[Spambayes] Moving closer to Gary's ideal
Greg Ward
gward@python.net
Mon, 23 Sep 2002 10:15:19 -0400
On 23 September 2002, Guido van Rossum said:
> > One possibility is to use the spam half of the corpus I gathered last
> > week.
>
> How many msgs by now?
Here are the all-but-final stats:
dsn 1658 messages 8654 kB
spam 1887 messages 16640 kB
ham 3840 messages 11342 kB
virus 988 messages 120754 kB
(dsn = "delivery status notification", aka bounces and delay notifications)
This is from harvesting for one week (2002-09-11 to 2002-09-18), with
some manual sorting and cleaning. Also, I deleted 90% of the DSNs at
random, because they were by far the largest source of email -- so the
1658 there is just 10% of what was actually received. No doubt test
runs will reveal more FPs and FNs, but I've done all the manual
cleaning/sorting I can stand to do for now. (Hence "all-but-final"
stats.)
Those of you with logins on mail.python.org can find the corpus in
/usr/local/var/harvest; there are four Maildir folders there. (Hint:
look in spam/cur for the spam.
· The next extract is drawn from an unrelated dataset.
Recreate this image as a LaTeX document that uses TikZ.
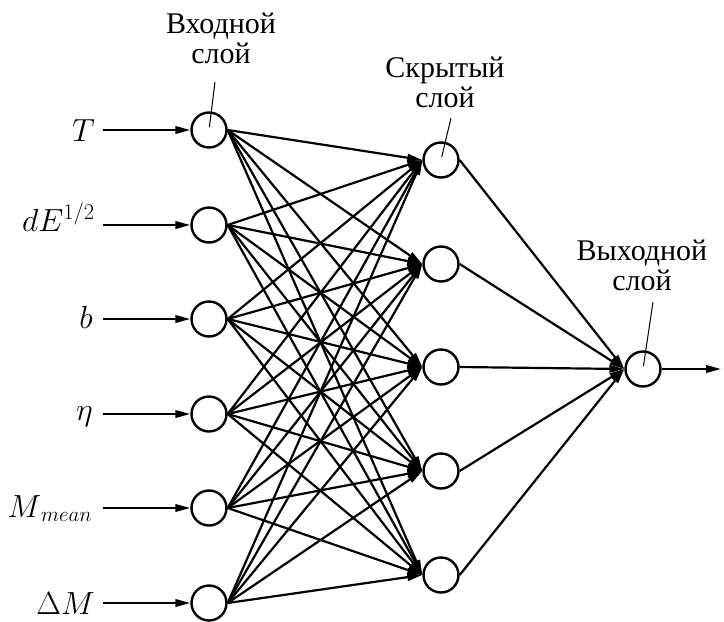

Or just run "mutt -f spam" -- mutt groks
Maildir fine.)
The original, untouched, uncleaned harvest is in
/usr/local/var/harvest-20020911-20020918.tar.gz -- that's just under 300
MB of email.
I'd like to put some tarballs on the mail.python.org web server, but
password-protected -- I want to know who has access to this corpus.
This is not so important if I only put the spam and viruses on the web,
but the ham folder contains some semi-private stuff (eg. a bit of
postmaster traffic, posts to yours and Barry's "extracurricular
activity" lists [dc-ci, dc-bass, etc.]). And the dsn folder reveals all
sorts of stuff about who's subscribed to python.org lists. There also
seems to be some personal email in the ham -- not sure how that snuck
in, since I was careful to detect and *not* save it. Haven't
investigated yet. Anyways, at least take a look at the ham and spam
folders and lemme know what you think. If you spot FPs or FNs let me
know. Ditto if you want to delete anything.
Greg
--
Greg Ward <gward@python.net> http://www.gerg.ca/
All the world's a stage and most of us are desperately unrehearsed.